Court of Appeals of Ohio, Ninth District, Summit County
Dec 20, 2000
C.A. No. 19958 (Ohio Ct. App. Dec. 20, 2000)

Opinion

C.A. No. 19958.

Dated: December 20, 2000.

APPEAL FROM JUDGMENT ENTERED IN THE COURT OF COMMON PLEAS COUNTY OF SUMMIT, OHIO CASE NO. CV 98 11 4271.

DANIEL M. COLOPY, Attorney at Law, 156 South Main Street, Suite 307, Akron, Ohio 44308, for Appellees.

MICHAEL T. CALLAHAN, Prosecuting Attorney, WILLIAM T. PIVIK, and MELISSA DAY, Assistant Prosecuting Attorneys, 53 University Avenue, Akron, Ohio 44308, for Appellants.


DECISION AND JOURNAL ENTRY


Appellant, Deputy Michael E. Jones ("Deputy Jones") appeals from the decision of the Summit County Court of Common Pleas that denied him summary judgment in a civil suit brought against him by Appellees, Jimmy Schroeder and Francis Schroeder ("Schroeder"). This Court affirms.

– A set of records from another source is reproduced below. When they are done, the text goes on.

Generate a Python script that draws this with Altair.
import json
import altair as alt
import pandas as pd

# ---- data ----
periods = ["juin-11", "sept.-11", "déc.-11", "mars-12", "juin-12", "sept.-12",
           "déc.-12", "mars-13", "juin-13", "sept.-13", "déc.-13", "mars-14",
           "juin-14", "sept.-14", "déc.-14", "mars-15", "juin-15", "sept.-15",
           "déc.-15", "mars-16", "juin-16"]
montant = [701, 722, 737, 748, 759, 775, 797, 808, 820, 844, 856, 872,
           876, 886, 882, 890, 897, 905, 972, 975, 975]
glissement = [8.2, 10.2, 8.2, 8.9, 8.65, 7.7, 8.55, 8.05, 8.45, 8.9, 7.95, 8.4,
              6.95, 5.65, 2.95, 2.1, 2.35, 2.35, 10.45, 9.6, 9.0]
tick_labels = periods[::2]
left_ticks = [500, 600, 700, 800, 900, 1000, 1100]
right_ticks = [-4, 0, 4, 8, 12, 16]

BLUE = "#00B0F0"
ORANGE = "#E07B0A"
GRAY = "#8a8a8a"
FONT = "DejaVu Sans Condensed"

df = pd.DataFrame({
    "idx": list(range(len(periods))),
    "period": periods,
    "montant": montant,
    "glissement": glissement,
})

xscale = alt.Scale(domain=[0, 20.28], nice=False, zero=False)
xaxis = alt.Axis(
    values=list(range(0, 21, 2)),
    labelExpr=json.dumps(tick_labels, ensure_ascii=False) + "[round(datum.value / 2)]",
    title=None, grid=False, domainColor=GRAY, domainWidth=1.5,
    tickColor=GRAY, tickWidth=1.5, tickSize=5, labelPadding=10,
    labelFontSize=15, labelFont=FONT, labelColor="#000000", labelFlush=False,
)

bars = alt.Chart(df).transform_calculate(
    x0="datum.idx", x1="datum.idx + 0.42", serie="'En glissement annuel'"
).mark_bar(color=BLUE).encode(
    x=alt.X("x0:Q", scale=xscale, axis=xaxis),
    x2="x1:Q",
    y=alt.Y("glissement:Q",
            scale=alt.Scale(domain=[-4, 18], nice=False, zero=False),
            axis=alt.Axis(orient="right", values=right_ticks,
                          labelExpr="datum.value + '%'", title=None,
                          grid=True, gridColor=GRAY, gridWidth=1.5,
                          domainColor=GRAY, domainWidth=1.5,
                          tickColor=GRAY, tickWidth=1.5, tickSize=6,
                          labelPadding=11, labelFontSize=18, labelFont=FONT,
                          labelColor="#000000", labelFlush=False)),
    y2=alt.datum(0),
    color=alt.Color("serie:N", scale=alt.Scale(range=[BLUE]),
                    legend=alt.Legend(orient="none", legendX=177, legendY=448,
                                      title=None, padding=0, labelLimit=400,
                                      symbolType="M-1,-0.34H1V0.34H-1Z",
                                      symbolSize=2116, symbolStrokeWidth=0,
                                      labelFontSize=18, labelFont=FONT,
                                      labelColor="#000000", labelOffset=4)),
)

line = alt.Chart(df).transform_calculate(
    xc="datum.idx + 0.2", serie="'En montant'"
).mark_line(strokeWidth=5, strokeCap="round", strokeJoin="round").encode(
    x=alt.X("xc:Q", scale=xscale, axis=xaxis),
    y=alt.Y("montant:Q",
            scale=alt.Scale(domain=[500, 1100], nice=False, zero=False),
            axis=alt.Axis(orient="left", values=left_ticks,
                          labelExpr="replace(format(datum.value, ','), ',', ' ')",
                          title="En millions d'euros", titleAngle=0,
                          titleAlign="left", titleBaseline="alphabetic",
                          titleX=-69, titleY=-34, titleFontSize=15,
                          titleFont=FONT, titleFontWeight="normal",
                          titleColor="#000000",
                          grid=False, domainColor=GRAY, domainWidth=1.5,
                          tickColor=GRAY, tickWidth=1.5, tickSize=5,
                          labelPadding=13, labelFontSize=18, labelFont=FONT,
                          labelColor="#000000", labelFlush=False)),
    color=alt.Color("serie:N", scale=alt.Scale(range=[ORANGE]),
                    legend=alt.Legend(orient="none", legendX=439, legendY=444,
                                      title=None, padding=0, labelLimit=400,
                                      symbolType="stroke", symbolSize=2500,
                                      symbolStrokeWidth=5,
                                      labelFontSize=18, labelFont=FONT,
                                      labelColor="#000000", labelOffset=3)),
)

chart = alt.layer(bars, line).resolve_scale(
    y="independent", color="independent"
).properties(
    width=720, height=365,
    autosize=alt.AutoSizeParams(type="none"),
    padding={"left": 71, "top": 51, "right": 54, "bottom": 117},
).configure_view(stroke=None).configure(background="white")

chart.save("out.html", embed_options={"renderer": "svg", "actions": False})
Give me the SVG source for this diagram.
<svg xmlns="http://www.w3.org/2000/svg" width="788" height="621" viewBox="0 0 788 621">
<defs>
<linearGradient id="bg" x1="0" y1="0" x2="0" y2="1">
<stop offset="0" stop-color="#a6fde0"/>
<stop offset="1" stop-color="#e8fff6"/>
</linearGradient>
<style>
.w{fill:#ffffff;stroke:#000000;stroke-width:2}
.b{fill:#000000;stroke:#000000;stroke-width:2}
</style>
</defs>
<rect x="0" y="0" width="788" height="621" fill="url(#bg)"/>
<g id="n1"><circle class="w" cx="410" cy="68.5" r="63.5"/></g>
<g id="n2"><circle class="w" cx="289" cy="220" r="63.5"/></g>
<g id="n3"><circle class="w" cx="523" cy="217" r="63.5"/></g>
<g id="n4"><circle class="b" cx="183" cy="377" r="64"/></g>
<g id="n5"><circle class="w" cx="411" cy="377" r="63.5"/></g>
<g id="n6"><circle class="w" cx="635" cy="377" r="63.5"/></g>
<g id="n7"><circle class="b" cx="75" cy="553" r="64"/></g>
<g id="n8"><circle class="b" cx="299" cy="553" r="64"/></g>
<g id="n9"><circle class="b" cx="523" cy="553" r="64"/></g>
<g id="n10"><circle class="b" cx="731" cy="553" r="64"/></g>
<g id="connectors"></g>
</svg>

Appellees also named Deputy John Doe as a defendant. While Deputy Doe was later identified by Appellee as Deputy D. Harris, Appellee has not taken appropriate steps to identify him as a party to this action. Therefore, we will only address Appellee's claims with respect to Deputy Jones.

Deputy Jones and Deputy John Doe arrested Schroeder after observing an altercation between Schroeder and her husband. Schroeder claims the officers intentionally shut the door of the police car on her leg during the arrest, which resulted in injuries to her knee. The officers deny this allegation. Schroeder was charged with disorderly conduct and resisting arrest. The Barberton Municipal Court found her guilty of disorderly conduct.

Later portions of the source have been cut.